§ **EXERCISE**:
Select lines where the word "matplotlib" appears.

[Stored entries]
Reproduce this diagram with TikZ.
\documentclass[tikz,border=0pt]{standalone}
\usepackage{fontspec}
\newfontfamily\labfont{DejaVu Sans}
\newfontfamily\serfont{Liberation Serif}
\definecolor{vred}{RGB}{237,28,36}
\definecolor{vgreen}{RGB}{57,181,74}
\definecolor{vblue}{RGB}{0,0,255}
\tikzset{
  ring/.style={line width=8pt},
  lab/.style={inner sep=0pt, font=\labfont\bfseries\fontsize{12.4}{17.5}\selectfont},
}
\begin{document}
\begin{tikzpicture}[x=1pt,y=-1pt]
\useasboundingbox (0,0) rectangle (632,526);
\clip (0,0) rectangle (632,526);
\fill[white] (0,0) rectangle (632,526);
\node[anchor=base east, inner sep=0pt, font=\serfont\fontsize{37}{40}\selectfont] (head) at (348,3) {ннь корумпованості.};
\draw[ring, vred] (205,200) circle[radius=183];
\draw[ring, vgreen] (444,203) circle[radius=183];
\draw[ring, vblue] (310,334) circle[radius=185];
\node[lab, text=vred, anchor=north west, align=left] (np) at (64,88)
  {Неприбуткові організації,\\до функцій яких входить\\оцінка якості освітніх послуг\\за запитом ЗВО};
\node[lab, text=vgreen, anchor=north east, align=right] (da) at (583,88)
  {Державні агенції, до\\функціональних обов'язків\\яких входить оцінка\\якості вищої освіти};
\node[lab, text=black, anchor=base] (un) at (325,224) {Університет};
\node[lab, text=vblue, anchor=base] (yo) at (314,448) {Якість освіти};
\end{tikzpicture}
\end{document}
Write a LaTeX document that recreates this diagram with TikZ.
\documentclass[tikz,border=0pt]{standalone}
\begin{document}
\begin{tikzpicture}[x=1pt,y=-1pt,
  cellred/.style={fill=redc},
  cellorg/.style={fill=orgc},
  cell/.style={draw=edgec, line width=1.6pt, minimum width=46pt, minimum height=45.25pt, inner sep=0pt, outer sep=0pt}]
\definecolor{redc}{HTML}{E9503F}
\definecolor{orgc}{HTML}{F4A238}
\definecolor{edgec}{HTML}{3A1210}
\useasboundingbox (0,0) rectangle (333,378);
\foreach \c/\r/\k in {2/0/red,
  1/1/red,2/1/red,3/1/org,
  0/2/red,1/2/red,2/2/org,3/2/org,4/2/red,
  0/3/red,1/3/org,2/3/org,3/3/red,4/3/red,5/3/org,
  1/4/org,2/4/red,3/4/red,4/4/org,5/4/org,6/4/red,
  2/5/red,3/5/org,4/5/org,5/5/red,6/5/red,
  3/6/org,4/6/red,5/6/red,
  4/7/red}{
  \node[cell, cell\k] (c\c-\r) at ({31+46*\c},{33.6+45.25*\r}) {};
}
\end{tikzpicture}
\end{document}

...

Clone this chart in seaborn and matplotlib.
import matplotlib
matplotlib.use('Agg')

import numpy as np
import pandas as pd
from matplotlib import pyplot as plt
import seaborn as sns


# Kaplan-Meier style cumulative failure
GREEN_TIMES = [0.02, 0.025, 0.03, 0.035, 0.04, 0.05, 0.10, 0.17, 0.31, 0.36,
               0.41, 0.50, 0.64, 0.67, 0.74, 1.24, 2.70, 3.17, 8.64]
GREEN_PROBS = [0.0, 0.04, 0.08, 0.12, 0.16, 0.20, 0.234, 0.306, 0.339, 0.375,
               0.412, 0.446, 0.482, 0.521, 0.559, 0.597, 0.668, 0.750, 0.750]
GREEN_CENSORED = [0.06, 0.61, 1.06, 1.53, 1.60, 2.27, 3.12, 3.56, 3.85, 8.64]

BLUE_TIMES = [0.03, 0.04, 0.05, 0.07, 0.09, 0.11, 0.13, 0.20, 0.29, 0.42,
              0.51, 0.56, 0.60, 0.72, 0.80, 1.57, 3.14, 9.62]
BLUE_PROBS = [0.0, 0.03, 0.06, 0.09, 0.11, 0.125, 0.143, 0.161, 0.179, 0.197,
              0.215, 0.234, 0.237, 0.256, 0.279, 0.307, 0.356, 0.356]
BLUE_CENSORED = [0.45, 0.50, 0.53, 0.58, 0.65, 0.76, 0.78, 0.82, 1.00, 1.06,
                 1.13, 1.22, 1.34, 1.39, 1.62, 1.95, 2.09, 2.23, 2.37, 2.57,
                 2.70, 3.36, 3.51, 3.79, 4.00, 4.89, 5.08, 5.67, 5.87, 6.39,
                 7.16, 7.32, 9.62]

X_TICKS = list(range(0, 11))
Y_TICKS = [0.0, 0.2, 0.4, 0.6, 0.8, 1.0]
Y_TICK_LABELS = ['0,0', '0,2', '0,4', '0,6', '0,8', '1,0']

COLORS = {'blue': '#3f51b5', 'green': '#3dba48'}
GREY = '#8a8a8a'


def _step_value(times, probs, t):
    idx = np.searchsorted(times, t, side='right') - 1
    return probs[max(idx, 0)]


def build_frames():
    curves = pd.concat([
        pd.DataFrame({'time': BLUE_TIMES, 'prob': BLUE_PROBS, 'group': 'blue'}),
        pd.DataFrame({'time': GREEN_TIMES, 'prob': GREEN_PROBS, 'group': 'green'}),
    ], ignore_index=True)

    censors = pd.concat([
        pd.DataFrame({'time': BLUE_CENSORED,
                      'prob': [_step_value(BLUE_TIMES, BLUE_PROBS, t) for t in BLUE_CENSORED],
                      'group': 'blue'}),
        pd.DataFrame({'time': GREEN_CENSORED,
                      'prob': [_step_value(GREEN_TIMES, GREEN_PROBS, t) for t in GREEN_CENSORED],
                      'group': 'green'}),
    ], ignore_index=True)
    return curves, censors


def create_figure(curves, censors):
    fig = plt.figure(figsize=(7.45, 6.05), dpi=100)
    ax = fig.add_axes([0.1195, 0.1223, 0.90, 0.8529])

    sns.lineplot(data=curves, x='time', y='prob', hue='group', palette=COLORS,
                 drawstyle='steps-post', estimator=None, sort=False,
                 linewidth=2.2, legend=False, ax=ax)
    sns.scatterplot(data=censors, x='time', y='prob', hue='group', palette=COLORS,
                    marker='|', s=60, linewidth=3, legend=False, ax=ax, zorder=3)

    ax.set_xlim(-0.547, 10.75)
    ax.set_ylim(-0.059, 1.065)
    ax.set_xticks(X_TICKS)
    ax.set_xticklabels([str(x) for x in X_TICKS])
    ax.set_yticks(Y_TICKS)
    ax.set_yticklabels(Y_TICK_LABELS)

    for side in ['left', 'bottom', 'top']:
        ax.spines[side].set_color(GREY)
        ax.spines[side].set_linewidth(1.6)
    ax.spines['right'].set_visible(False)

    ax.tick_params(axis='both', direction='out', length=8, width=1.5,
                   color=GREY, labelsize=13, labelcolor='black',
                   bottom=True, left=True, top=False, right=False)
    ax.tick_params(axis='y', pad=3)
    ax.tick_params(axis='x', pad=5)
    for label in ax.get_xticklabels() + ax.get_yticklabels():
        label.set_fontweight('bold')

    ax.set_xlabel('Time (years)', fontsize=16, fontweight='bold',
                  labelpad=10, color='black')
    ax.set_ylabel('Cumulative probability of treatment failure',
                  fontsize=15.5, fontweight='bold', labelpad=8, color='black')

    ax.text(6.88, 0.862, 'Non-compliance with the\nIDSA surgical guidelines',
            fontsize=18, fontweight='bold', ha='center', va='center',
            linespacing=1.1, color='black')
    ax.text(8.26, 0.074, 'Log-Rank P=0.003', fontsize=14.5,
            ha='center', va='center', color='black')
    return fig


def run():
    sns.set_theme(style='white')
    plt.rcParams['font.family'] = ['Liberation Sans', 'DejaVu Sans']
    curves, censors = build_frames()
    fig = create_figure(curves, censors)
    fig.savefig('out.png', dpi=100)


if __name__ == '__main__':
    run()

§ **REPLY TO THE TASK**:
Clone this chart in seaborn and matplotlib.
import matplotlib
matplotlib.use('Agg')
from matplotlib import pyplot as plt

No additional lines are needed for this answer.